We know—that’s oddly vague and murky. (We wonder if that might not be intentional.) But here’s what Harris and Halperin are saying (they murkily say it throughout their book): The Freak Show has “infect[ed] editorial judgments” by the Old Media. That is, the Old Media have often abandoned their traditional standards of judgment, instead adopting the tone of the Freak Show and bowing to its editorial judgments about subject matter. Though the boys often seem eager to keep this obscure, they clearly say that the Old Media has itself been part of the Freak Show. Indeed, here’s part of the remarkable (and accurate) way they describe the behavior of the Old Media in covering Campaign 2000—the two-year campaign which changed U.S. history, the one liberals still won’t discuss:
HARRIS/HALPERIN (page 129): No one who kept a close eye on the media coverage of the 2000 campaign would deny that the press corps assigned to Gore was more aggressive and more hostile toward the candidate than those assigned to Bush...This discrepancy made Old Media reporter much more likely to buy into political party press releases, late-night comic jokes, and the general story line that mirrored the Bush campaign’s crafted version of Gore.
As they continue, the boys mention the relentlessly negative work of three Gore reporters, including the Post’s inexcusable Ceci Connolly. That done, they go on to say this:
HARRIS/HALPERIN (page 129): And it was not just those three tone-setters who latched onto a negative image of Gore. Nearly every newspaper and television network in the country did stories at some point during the campaign raising the question of whether the vice president was a big liar or merely a small one. As Rolling Stone pointed out long after the election, “Journalists just refused to drop unflattering Gore stories, no matter what the facts revealed.”
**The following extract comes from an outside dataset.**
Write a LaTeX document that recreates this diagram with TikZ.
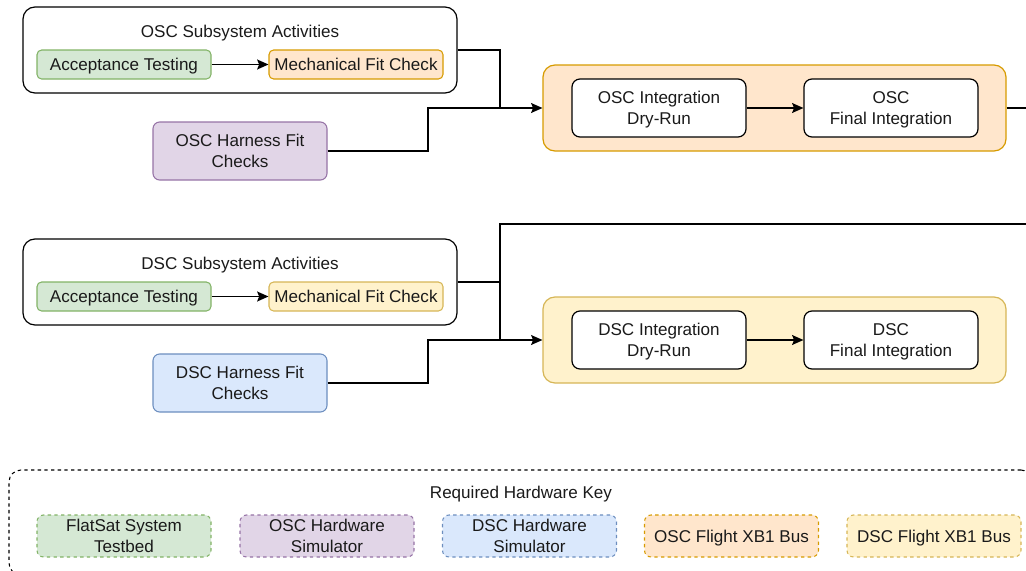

That last sentence is simply astounding (and perfectly accurate). If the boys really mean what their words clearly say, they adopt the judgment of Eric Boehlert, who penned that highlighted sentence in Rolling Stone. “No matter what the facts revealed,” the Old Media’s reporters “refused to drop unflattering Gore stories!” Again, that is an astounding description of press corps misconduct—a description of major “Old Media” news orgs engaging in inexcusable “Freak Show” politics. But six years later, Ignatius seems to have no idea that such things have occurred—and he doesn’t seem to have understood the role Harris and Halperin assign to the “Old Media” in the unfolding of “Freak Show” politics.

In fairness, Harris and Halperin often write rather obscurely about the way their own “Old Media” news orgs have adopted “Freak Show” norms. (We’ll discuss that in more detail next week.) That may explain why a self-satisfied duffer can turn all the pages of their book without understanding what it says about the work of the Washington Post—about him. Six years later, Ignatius still puffs on his pipe at the club. He ponders the greatness of the Old Media—of civilized people like him.

MORE NEXT WEEK: Here’s the miracle of The Way to Win: Even after writing descriptions of press corps misconduct like the ones we’ve cadged above, the gentlemen still miraculously reach the judgment that the whole darn thing was Al Gore’s fault! Presumably, this was done so duffers like Ignatius can continue to puff away at the club. David Ignatius don’t reed reel gudd—or maybe he reads all too well.